In general, a curve is spherical if and only if it lives on some sphere - in our case, the sphere of radius $1$ and center $0$. Since
$$\| \vec x ^* (s) \| = \left\| \frac {\vec x(s)} {f(s)} \right\| = \left\| \frac {\vec x(s)} {\| \vec x (s) \|} \right\| = \frac {\| \vec x(s) \|} {\| \vec x (s) \|} = 1 ,$$
it is clear that $\vec x ^* (s)$ sits on the unit sphere for every $s$. (Notice that the condition that $\Gamma$ should not pass through $0$ insures that $f(s) \ne 0$, so that we may divide by $f(s)$.)
Moving on to the second part, notice that if $\vec x ^* = \dfrac {\vec x} f$, then $\vec x = f \vec x^*$, so deriving with respect to $s$ gives
$$\vec x ' = f' \vec x ^* + f {\vec x ^*} ' ,$$
whence
$$\tag {*}\| \vec x ' \| ^2 = \langle \vec x ' , \vec x '\rangle = \langle f' \vec x ^* + f {\vec x ^*} ' , f' \vec x ^* + f {\vec x ^*} '\rangle = (f')^2 \langle \vec x ^*, \vec x ^* \rangle + 2 f' f \langle \vec x ^*, {\vec x ^*} '\rangle + f^2 \langle {\vec x ^*} ', {\vec x ^*} ' \rangle .$$
Since $\Gamma ^*$ is spherical, we have $\langle \vec x ^*, \vec x ^* \rangle = 1$. But we can squeeze even more out of this fact! Deriving it with respect to $s$ gives
$$0 = \langle {\vec x ^*} ' , {\vec x ^*} \rangle + \langle {\vec x ^*} , {\vec x ^*} ' \rangle = 2 \langle {\vec x ^*} ' , {\vec x ^*} \rangle ,$$
whence $\langle {\vec x ^*} ' , {\vec x ^*} \rangle = 0$, a result that we shall also plug in $(*)$.
Finally, remember that $\Gamma$ carries the natural parametrization, which implies that $\| \vec x ' \| = 1$, yet another fact that we shall plug in $(*)$.
After all these remarks, then, formula $(*)$ can be rewritten as
$$\tag {**} 1 = (f')^2 + f^2 \langle {\vec x ^*} ', {\vec x ^*} ' \rangle .$$
Things are easy now.
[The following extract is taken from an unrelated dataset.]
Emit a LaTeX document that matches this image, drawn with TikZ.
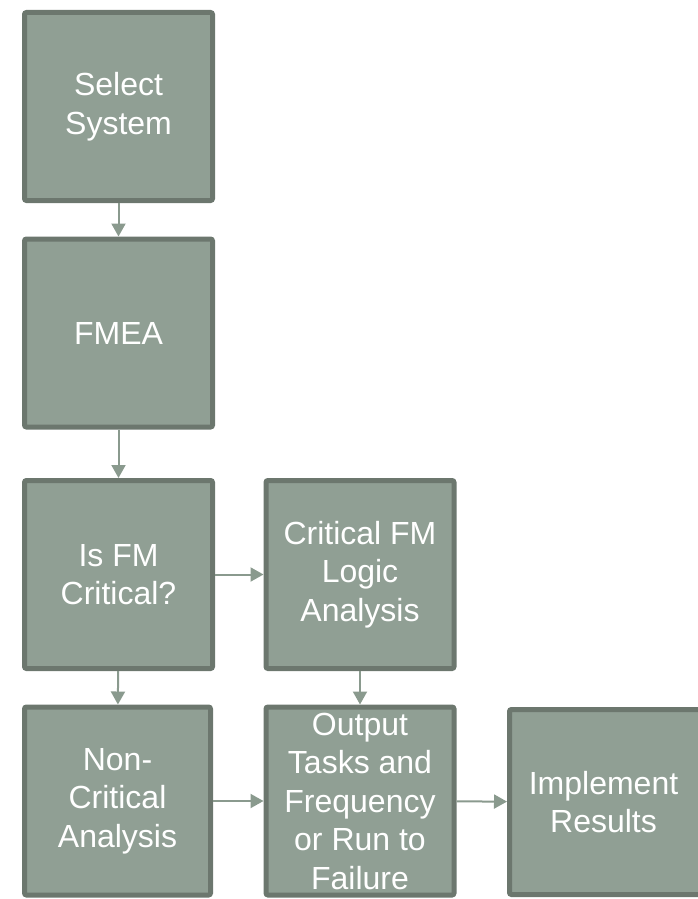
\documentclass[tikz,border=0pt]{standalone}
\usepackage{fontspec}
\setmainfont{Liberation Sans}
\usetikzlibrary{arrows.meta}
\definecolor{boxfill}{HTML}{909F94}
\definecolor{boxline}{HTML}{6C776E}
\definecolor{arrowcol}{HTML}{8A9A8E}
\begin{document}
\begin{tikzpicture}[x=1pt,y=-1pt,
    stepbox/.style={draw=boxline,line width=5pt,fill=boxfill,rounded corners=2pt,
        minimum width=188pt,minimum height=188pt,inner sep=0pt,align=center,
        text=white,font=\fontsize{32}{38.5}\selectfont},
    flow/.style={-{Triangle[length=13pt,width=14pt]},draw=arrowcol,fill=arrowcol,line width=2pt}]
    \useasboundingbox (0,0) rectangle (698,899);
    \clip (0,0) rectangle (698,899);

    \node[stepbox] (select) at (118.5,106.5) {Select\\System};
    \node[stepbox] (fmea) at (118.5,333) {FMEA};
    \node[stepbox] (iscrit) at (118.5,574.5) {Is FM\\Critical?};
    \node[stepbox] (critlogic) at (360,574.5) {Critical FM\\Logic\\Analysis};
    \node[stepbox,minimum width=186pt] (noncrit) at (117.5,801) {Non-\\Critical\\Analysis};
    \node[stepbox] (output) at (360,801)
        {Output\\Tasks and\\Frequency\\or Run to\\Failure};
    \node[stepbox,minimum width=200pt,minimum height=185pt] (implement) at (609.5,802)
        {\hspace*{-12pt}Implement\\\hspace*{-12pt}Results};

    \draw[flow] (select) -- (fmea);
    \draw[flow] (fmea) -- (iscrit);
    \draw[flow] (iscrit) -- (critlogic);
    \draw[flow] (iscrit) -- (noncrit);
    \draw[flow] (critlogic) -- (output);
    \draw[flow] (noncrit) -- (output);
    \draw[flow] (output) -- (implement);
\end{tikzpicture}
\end{document}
If $\Gamma ^*$ carries the natural parametrization, then $\| {\vec x ^*} ' \| = 1$, so $(**)$ becomes $1 = (f')^2 + f^2$. Conversely, if $1 = (f')^2 + f^2$, then $(**)$ becomes $f^2 = f^2 \langle {\vec x ^*} ', {\vec x ^*} ' \rangle$ and, since $\Gamma$ does not pass through $0$, we have $f(s) \ne 0 \ \forall s$ so we may divide by $f^2$ and obtain $1 = \langle {\vec x ^*} ', {\vec x ^*} ' \rangle = \| {\vec x ^*} ' \| ^2$, whence $\| {\vec x ^*} ' \| = 1$, showing that $\Gamma ^*$ carries the natural parametrization.
It is interesting to notice that if you had started your proof by deriving $\vec x ^* = \dfrac {\vec x} f$, you would have obtained
$$\| {\vec x ^*} ' \| ^2 = \frac {(f') ^2} {f^4} \| x \| ^2 - 2 \frac {f'} {f^3} \langle \vec x, \vec x ' \rangle + \frac 1 {f^2} \| \vec x ' \| ^2$$
and the only thing that you could have done here would have been replacing $\| \vec x ' \|$ by $1$ (because of $\Gamma$ being naturally parametrized), and then you would have been stuck.
The thing that you learn from here is that the most straightforward and intuitive approach to a problem might quickly get you stuck, while a more convoluted approach might lead to the solution. (Unfortunately, this happens almost always in mathematics, which is why work in this field is so difficult.)